The basics of SPF records
What are SPF records, and how can you use them to benefit your email program?
What do you think of when you think of the term SPF? If you’re new to email, it probably makes you think of sunblock (it’s June, so we should probably put some on). But, as it turns out, there’s another type of SPF protection that’s a little more relevant to the email industry: SPF records.
No, this doesn’t refer to how long you can wait before you have to reapply your sunblock (seriously, go get some). Instead, the term “SPF” refers to a security measure that helps keep your sender ID and domain safe.
Ready? Let’s dive in.
Table of content
Verify your domain
Common DNS Provider Documentation
What is an SPF record?
SPF, or Sender Policy Framework, is an email authentication protocol that enables the administrators of a domain to specify which hosts are allowed to send email from that domain by creating a particular SPF record. In combination with other email authentication protocols like DKIM or DMARC, SPF helps protect your email sending from spoofing attempts.
Simply put, SPF records keep track of all the authorized sources that can send email messages from a particular domain name.

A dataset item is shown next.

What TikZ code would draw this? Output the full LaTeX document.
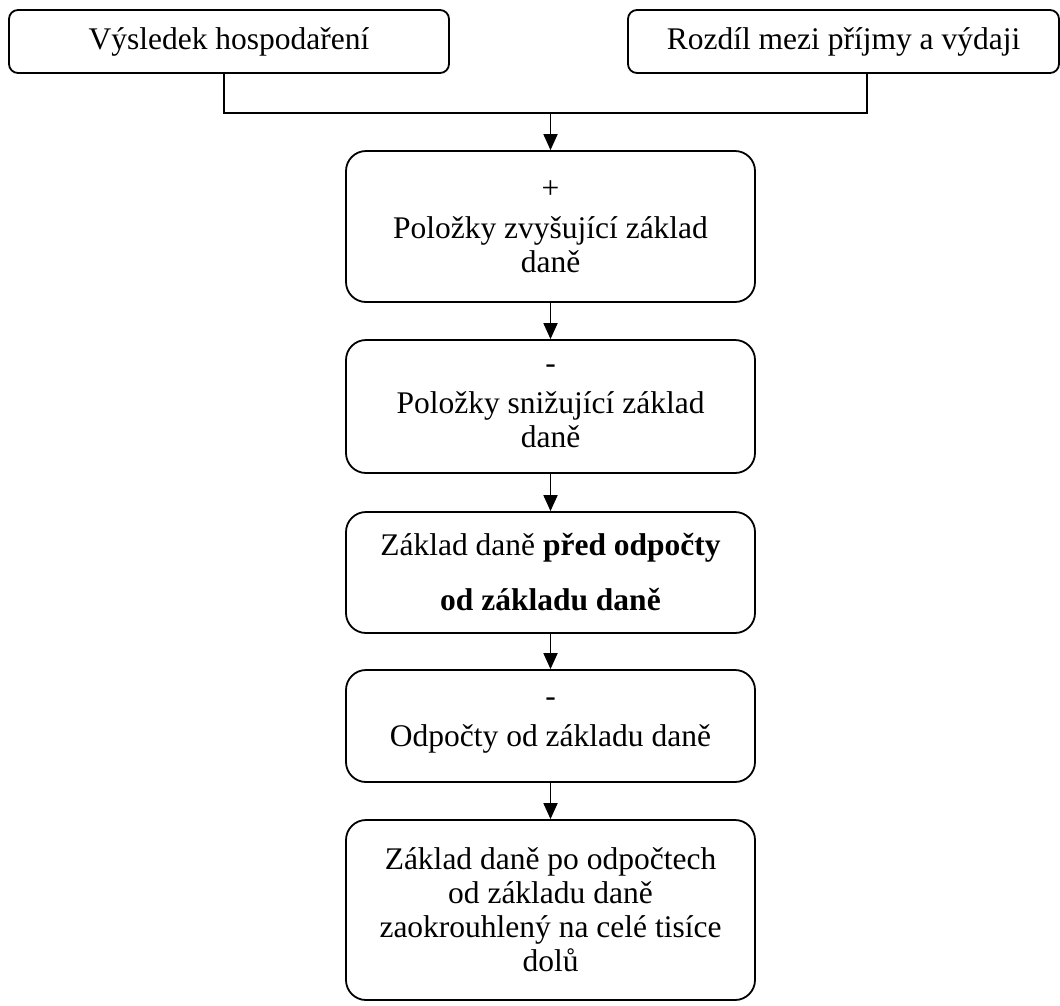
\documentclass[tikz,border=0pt]{standalone}
\usepackage{fontspec}
\setmainfont{Liberation Serif}
\usetikzlibrary{arrows.meta}
\newcommand*{\boxtxt}{\fontsize{31.5}{34}\selectfont}

\begin{document}
\begin{tikzpicture}[x=1pt,y=-1pt,
  krok/.style={draw,line width=1.8pt,rounded corners=20pt,minimum width=409pt,
               align=center,inner sep=0pt,font=\boxtxt},
  horni/.style={krok,rounded corners=9pt,minimum height=63pt},
  spoj/.style={line width=1.8pt},
  sipka/.style={spoj,-{Triangle[width=14pt,length=16pt]}}]
\useasboundingbox (0,0) rectangle (1060,1005);
% Top sources
\node[horni,minimum width=440pt] (vysledek) at (229,41.5) {Výsledek hospodaření};
\node[horni,minimum width=431pt] (rozdil) at (843.5,41.5) {Rozdíl mezi příjmy a výdaji};
% Steps of the calculation
\node[krok,minimum height=151pt] (zvys) at (550.5,226.5)
  {+\\[6pt] Položky zvyšující základ\\ daně};
\node[krok,minimum height=133pt] (sniz) at (550.5,406.5)
  {-\\[6pt] Položky snižující základ\\ daně};
\node[krok,minimum height=121pt] (zaklad) at (550.5,572.5)
  {Základ daně \textbf{před odpočty}\\[21pt] \textbf{od základu daně}};
\node[krok,minimum height=112pt] (odpocty) at (550.5,726)
  {-\\[6pt] Odpočty od základu daně};
\node[krok,minimum height=180pt] (vysl) at (550.5,910)
  {Základ daně po odpočtech\\ od základu daně\\ zaokrouhlený na celé tisíce\\ dolů};
% Joining the two sources
\coordinate (spojeni) at (zvys.north |- 0,113);
\draw[spoj] ([xshift=-5pt]vysledek.south) |- (spojeni) -| ([xshift=23.5pt]rozdil.south);
% Arrows
\draw[sipka] (spojeni) -- (zvys.north);
\draw[sipka] (zvys) -- (sniz);
\draw[sipka] (sniz) -- (zaklad);
\draw[sipka] (zaklad) -- (odpocty);
\draw[sipka] (odpocty) -- (vysl);
\end{tikzpicture}
\end{document}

This ensures that an unauthorized address does not have the power to gain access to your domain and send an email under your identity. If SPF records didn’t exist, others who have access to or who try phishing or “spoofing” (pretending to send from) your domain name could send emails as you and cause negative damage to your business and reputation.
SPF records are a relatively recent invention, as they were developed in the early 2000s—probably while you were listening to Britney Spears on TRL or watching the newest Harry Potter movie. However, they’ve become widely used in a relatively short period of time thanks to their benefits and ease of use.
Why should you use SPF authentication?Now that we’ve all moved on from clunky 2000s technology (goodbye, beepers) and begun to use email regularly, most people have become increasingly interested in different types of email security measures. Email security is the main purpose—and benefit—of SPF authentication.
SPF records add an extra layer of security to your sending domain by authenticating the IP addresses associated with it. By doing this, they help safeguard your reputation from those who would use your domain to act maliciously. You can spend less time worrying about your security and damage to your credibility, and more time using your domain and messages to strengthen your email program and further your business goals.
SPF records are also pretty easy to use, which is another bonus—but we’ll get to that later. Let’s do a quick rundown of how SPF addresses function.
How do SPF records work?
The process by which an SPF record works through SMTP is pretty simple. When a message is sent, the sending mail server (you) makes a connection with the receiving mail server (your recipient, if that wasn’t obvious). Your recipient’s server can see your IP address, and the two servers exchange relevant information before your server sends your SMTP mail.
Your recipient’s email server can then use an SPF record for your message’s sending domain or hostname to confirm that the IP address it viewed previously is authorized to send mail for said domain. If the address is authorized, the recipient’s server accepts the message and completes the email delivery. If the address is NOT authorized, the recipient’s server will not accept the message, and the email will not be delivered. It’s fairly easy, as far as email processes are concerned. This is good, because it means you can easily understand the concept when you implement SPF records and create an SPF policy with your favorite email service.
How to set up SPF records with Mailgun
Use the below tutorial to see how to set up SPF records with Mailgun.
Verify your domain
Add a domain you own and verify it by setting up the DNS TXT record we provide (this is the SPF record) at your DNS provider. An example is below.
Add your domain or subdomain in the Domains tab of the Mailgun control panel.
2. Open your DNS provider and add the SPF TXT record provided (shown in the first line below where the value begins with “v=.” The second TXT record type is a DKIM record). This record can be found in the Domain Verification & DNS section of the domain settings page of the Mailgun control panel.
3. If you want Mailgun to track clicks and opens you can also add the CNAME record.
4. MX records should also be added, unless you already have MX records for your domain pointed at another email service provider (e.g. Gmail).
Once you’ve added the records and they’ve propagated, your domain will be verified. Note: it can take 24-48 hours for DNS changes to be verified.
Common DNS Provider Documentation
Common providers are listed below. If yours is not listed, contact your DNS provider for assistance:
NameCheap: All Records
Rackspace Email & Apps: All Records
Rackspace Cloud DNS: Developer Guide
Amazon Route 53: Developer Guide
Now you’re all set! With Mailgun, you can use your SPF records to stay safe and secure. You can find all other necessary (or curiosity-fueled!) information in our documentation.
It’s pretty obvious by now that bad email security is as dated as the Y2K panic. SPF records help provide better email security by verifying the IP addresses that can send from your domain, and ensuring that your sender ID reputation is protected from unauthorized use from spammers and spoofing attempts. By using them, you can spend less time worrying about your rep and more time worrying about, you know, your emails.
When in doubt, it’s always a good idea to make sure you're secure. So, whether it comes to (sun) SPF or (email) SPF, try it out and see how it can help you handle the heat.